En l’état actuel de la science, je n’y crois pas trop. A moins d’une avancée soudaine et inattendue dans la recherche de substances qui influencent la production des globules rouges ou le développement de la musculature… Pour ce qui est des cellules-souches, par contre, il est possible qu’on les utilise déjà, mais une telle intervention se verra sur le passeport biologique. Reste le dopage génétique: modifier génétiquement les cellules du corps. Ce ne sera cependant d'actualité que quand la thérapie génique se sera généralisée dans des traitements de maladies et nous n’en sommes pas là. Et l’irréversibilité d’un tel processus fait très peur aux athlètes, ce qui les retient. Dès sa création, l'agence mondiale antidopage a formé un groupe de spécialistes pour suivre la question du dopage génétique. Et tous ceux qui travaillent sur ce sujet pensent qu’on pourra le détecter si l'on met la barre de la recherche et des moyens assez hauts. On peut imaginer un dopage «bionique» où l’on augmenterait le corps, par exemple en remplaçant les tendons des athlètes par des tendons synthétiques… Mais quand on réfléchit à tous ces développements qui modifieraient durablement et profondément le corps du sportif professionnel, je suis convaincu qu'il faut se poser une question de fond. Est-ce que la société acceptera qu’on transforme fondamentalement ces athlètes pour fournir un spectacle? A ce stade, ils seraient comme des esclaves, à Rome, dans les jeux du cirque.
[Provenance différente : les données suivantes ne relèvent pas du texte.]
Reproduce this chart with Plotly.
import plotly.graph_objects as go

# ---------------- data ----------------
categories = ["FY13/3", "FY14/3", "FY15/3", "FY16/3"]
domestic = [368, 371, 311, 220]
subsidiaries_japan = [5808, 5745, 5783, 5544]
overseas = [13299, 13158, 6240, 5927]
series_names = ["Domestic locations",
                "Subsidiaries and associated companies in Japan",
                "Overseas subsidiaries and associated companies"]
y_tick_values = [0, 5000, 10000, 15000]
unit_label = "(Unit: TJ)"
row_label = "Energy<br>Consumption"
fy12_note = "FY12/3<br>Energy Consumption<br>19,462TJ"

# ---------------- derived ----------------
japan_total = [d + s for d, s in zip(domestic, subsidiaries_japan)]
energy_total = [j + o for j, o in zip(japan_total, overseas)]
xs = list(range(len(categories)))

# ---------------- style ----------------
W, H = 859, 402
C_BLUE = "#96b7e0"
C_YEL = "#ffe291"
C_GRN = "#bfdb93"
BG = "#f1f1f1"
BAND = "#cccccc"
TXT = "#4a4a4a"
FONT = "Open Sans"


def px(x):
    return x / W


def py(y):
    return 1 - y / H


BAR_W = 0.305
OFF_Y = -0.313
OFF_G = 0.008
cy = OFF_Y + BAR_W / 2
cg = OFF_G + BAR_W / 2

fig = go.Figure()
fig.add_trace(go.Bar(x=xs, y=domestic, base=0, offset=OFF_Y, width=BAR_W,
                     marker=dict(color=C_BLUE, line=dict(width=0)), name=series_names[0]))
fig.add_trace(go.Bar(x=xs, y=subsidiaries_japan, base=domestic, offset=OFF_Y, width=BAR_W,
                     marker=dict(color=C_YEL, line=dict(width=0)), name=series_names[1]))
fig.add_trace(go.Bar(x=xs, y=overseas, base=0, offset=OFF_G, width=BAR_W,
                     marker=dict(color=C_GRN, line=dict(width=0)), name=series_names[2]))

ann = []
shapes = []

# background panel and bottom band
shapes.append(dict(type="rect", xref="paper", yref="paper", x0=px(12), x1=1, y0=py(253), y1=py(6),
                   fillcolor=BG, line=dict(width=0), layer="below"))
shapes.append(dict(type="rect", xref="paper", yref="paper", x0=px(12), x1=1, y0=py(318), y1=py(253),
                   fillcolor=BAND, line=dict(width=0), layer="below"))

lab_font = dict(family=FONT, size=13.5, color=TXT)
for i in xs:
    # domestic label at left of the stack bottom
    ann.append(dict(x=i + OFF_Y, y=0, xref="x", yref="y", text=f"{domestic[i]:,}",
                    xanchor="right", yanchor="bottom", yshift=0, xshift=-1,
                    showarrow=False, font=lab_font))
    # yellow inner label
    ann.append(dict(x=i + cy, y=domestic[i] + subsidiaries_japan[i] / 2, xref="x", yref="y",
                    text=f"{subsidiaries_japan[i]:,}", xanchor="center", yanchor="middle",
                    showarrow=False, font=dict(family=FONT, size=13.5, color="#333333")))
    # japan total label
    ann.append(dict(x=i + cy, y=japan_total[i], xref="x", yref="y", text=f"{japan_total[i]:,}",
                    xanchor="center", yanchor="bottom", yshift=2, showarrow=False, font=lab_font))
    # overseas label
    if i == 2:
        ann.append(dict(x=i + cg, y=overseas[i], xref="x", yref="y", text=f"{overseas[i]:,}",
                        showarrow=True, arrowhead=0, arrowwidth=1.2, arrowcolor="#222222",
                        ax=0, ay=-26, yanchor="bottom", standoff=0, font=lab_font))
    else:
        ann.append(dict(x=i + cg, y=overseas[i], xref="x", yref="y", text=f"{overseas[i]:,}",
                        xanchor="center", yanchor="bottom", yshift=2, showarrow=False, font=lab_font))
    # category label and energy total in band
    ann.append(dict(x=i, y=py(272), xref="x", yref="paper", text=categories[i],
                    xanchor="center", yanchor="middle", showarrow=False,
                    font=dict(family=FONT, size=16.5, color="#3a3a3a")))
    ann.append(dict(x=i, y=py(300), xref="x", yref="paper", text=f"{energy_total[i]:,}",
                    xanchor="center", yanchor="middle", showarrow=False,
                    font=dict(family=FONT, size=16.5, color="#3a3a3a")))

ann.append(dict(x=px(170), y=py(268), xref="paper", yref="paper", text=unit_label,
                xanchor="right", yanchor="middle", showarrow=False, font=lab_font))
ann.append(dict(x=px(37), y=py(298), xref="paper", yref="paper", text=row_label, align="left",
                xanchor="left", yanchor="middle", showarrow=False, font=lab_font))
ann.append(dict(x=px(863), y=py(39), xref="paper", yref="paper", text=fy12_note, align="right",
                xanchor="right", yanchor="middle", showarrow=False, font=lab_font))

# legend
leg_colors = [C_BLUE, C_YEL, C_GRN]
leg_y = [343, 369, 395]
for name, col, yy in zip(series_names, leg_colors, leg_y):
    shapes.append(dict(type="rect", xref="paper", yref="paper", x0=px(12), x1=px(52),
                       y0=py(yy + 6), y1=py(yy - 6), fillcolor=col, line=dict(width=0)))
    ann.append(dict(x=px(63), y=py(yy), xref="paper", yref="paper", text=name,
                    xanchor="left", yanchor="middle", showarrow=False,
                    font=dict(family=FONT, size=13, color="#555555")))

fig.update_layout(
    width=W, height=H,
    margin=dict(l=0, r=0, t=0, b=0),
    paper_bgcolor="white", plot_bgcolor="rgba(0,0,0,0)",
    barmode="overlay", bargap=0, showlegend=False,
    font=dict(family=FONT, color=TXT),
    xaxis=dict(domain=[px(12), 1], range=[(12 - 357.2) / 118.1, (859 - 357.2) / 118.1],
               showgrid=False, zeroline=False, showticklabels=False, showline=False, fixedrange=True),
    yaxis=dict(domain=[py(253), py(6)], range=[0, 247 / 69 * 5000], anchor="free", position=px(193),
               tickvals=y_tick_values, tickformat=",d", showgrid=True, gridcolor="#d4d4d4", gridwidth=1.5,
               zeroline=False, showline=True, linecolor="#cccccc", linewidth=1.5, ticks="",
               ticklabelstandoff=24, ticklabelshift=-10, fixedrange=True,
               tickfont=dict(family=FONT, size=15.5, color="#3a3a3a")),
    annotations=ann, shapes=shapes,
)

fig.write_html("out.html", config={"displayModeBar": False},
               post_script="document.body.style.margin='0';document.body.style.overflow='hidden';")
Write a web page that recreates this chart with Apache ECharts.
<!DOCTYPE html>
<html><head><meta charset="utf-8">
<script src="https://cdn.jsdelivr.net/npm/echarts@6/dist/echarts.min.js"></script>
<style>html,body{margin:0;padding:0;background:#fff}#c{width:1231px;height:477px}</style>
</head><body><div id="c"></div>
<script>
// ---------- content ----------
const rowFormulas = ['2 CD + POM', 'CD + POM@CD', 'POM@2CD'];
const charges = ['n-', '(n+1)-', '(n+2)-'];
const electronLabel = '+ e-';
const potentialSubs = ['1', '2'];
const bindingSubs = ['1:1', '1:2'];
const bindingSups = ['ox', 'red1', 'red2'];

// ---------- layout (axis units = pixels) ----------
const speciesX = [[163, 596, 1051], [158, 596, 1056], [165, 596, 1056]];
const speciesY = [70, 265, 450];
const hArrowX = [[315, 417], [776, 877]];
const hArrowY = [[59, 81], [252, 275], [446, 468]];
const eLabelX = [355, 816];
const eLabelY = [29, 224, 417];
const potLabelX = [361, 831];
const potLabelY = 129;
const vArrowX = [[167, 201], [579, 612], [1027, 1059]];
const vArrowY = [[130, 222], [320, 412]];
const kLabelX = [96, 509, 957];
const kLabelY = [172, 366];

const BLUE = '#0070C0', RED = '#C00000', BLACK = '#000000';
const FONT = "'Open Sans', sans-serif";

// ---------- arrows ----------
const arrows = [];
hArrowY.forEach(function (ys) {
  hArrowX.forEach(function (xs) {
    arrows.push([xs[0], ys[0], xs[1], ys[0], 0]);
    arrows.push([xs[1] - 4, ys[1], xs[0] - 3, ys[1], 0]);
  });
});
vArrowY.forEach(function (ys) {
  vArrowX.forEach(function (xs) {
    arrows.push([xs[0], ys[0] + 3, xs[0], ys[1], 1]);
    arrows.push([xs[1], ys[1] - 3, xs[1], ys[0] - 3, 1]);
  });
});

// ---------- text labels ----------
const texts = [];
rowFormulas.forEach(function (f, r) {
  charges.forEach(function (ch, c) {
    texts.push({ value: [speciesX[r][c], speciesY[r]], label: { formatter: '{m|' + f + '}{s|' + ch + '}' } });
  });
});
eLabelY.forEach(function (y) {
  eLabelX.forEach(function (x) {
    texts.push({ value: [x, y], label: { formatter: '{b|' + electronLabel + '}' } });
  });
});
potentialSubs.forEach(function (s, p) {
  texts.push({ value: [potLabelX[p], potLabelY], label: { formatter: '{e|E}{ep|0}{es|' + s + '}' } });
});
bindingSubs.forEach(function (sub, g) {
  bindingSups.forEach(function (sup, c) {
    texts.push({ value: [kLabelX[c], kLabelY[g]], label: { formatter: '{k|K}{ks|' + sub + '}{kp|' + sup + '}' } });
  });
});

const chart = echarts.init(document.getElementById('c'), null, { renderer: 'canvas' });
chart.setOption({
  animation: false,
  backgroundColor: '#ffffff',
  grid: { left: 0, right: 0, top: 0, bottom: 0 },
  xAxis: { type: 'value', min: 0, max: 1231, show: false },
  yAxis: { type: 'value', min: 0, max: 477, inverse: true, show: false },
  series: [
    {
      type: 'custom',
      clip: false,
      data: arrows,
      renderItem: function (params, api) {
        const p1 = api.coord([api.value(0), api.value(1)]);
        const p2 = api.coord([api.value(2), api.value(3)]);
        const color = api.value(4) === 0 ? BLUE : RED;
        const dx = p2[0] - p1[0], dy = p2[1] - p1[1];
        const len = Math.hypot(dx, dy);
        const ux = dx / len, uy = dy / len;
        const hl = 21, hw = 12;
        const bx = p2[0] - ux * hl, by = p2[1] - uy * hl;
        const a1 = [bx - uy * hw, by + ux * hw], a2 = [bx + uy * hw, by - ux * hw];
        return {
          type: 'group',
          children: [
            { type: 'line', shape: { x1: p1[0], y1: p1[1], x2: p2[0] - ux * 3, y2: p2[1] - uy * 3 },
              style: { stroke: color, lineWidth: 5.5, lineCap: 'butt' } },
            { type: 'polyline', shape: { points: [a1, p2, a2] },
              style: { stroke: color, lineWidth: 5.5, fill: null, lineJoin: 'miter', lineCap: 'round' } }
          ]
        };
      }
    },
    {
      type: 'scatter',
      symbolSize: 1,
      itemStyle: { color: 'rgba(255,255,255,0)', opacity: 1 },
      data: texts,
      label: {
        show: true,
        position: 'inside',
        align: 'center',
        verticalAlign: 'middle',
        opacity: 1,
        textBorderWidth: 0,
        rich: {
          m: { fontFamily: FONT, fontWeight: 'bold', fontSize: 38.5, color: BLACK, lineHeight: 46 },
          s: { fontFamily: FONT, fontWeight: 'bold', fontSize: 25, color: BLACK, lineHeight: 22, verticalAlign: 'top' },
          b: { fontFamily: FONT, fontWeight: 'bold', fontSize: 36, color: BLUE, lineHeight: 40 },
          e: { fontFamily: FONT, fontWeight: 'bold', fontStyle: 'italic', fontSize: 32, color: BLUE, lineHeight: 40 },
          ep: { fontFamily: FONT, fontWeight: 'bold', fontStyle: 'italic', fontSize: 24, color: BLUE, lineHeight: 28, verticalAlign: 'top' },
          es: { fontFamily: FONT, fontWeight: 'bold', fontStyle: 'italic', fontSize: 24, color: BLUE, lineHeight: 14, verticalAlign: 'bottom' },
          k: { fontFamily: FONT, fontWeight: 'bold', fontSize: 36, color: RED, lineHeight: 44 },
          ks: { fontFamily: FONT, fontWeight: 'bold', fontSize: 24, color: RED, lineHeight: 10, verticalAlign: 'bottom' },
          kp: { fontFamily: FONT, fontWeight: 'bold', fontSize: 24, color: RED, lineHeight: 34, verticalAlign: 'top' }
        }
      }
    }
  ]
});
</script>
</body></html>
Antidopage: des labos en réseau

Découvrir les nouvelles méthodes utilisées pour se doper est l’un des buts du passeport biologique. Si un nouveau produit sort, si quelque chose se trame dans une équipe nationale ou dans une team de coureurs, nous le verrons certainement dans les valeurs que nous mesurons. Et l’on pourra ensuite faire des liens et des recoupements. Ce d’autant plus que nous collaborons avec la trentaine de laboratoires dans le monde accrédités par l’agence mondiale antidopage. Nous prêtons tous serment de partager toute information qui puisse servir à la lutte antidopage. Tous assurent par exemple une veille informationnelle dont nous partageons les résultats. Certaines équipes surveillent davantage les trafics de produits proprement dits, d’autres les réseaux sociaux et les forums qui donnent une température, quelques indices sur les substances dopantes en vogue. Dernièrement, on a par exemple vu l’apparition de médicaments qui simulent une hypoxie, un manque d’oxygène, et stimulent donc la production de globules rouges. Ils sont en cours de mise sur le marché mais l’on sait qu’on en trouve déjà beaucoup sur internet.